The execution of the mortgage to William A. Alston, Sr., if not admitted, has certainly been proved, and may be accepted as an established fact in the case. To give validity to a mortgage, neither recording or any other means of notice is necessary. It stands as a valid instrument between the parties, and it is only where the rights of third persons are protected by Statute against it that its efficacy as a subsisting lien is at all liable to objection. By our Statute of 19th December, 1843, 11 Stat., 256, “ Uo mortgage of real estate shall be valid so as to affect the rights of subsequent creditors or purchasers for a valuable consideration without notice, unless recorded in the office of Register of Mesne Conveyance for the District wherein such real estate lies within sixty days from the execution thereof.” It is through the effect of this provision that the appellant, Richard Lathers, as executor of Thurston, claims that he has a title superior to that created by the senior mortgage. The instrument itself, as also the Register’s office, where it is alleged it was recorded, together with the records thereof, have all been destroyed, and the enquiry first arises whether the facts proved in the cause make a prima facie impression in favor of the appellee, which must be overcome by the appellant before his motion can prevail. The testimony, which would have been of the highest character, is beyond human reach* *121and resort can alone be had to those presumptions which, if they are sufficient to command belief, must avail as the best testimony which it is in the power of the party to produce.

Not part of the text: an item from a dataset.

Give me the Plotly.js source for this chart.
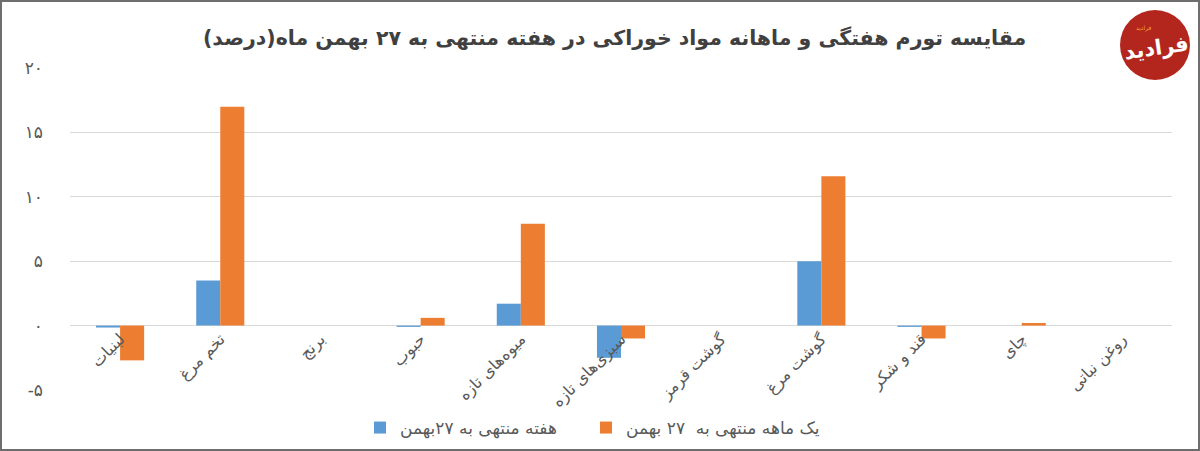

All of the maxims of the common law, universally recognized wherever it prevails, as founded in wisdom and justice, and in perfect harmony with the great principles which give symmetry and vigor to the whole system, are interposed in the argument against the motion. “ Omnia presumuntur rite et solemniter esse aeta donee probetur in eontrarium,” is claimed as shifting the burthen of proof on him who avers against the conclusion which it announces. Mr. Best, in his Treatise on Presumptions of Law and Fact, p. 84, says: “ So collateral facts, requisite to give validity to instruments, will, in general, he presumed.” Mr. Broom, in his Legal Maxims, p. 429, remarks: “ That the presumption omnia rite esse aeta applies'also to the acts of private individuals, especially when they are of a formal character, as writings under seal.”

The effect of this rule, connected with the presumption that men are influenced in their conduct by their own interests, changes the course of proof, and throws on the other side the necessity of shewing the want of formalities, through the absence of which it claims a priority for the junior mortgage on which it relies for a precedent lien. The execution of the senior mortgage is proved — its foreclosure has not been resisted by those having an interest in defeating it. The junior mortgagee then interposes, and claims priority, because he alleges that the first mortgage was never recorded, and is, therefore, void against him, a subsequent creditor without notice. The averment seeks to avoid an instrument valid and subsisting between the parties, and he who is to be benefited, by reason of any want of conformity to the law, should not complain if he is asked to shew it. He is not required to prove a negative. He is only asked to sustain the allegation, which he contends vitiates and destroys, as to him, the instrument which is valid and effective between, the immediate parties to it.

Doe vs. Griffin, 3 Camp., 7, is a case in point. Ejectment for leasehold premises, upon the assignment of a. term by the defendant to the lessor of the plaintiff, to secure the payment of an annuity. It was insisted for the defendant that the lessor of the plaintiff was bound to prove that the annuity had been duly enrolled in pursuance of 17 Geo., 3 C., 26, as the assignment and all the annuity deeds were otherwise null and void. Lord Ellenborough said : “ If *122the annuity was not duly enrolled, that proof should come from the other side. Here is an assignment, executed by the defendant. I will presume it to be valid until the contrary be shewn.” The principle, thus laid down, may well be applied here. On the trial, however, the onus was assumed by the appellees of showing, by circumstances, in the absence of the written proof, which had been destroyed, that the senior mortgage had been recorded. It is true they were of a character to raise a presumption only sufficient to require contradicting testimony from the other side, which it failed to produce. The conclusion to which the Circuit Court arrived may not be absolutely certain, but we do not see such error as would justify our interference.

The motion is dismissed.

Willard, A. J., and Wright, A. J., concurred.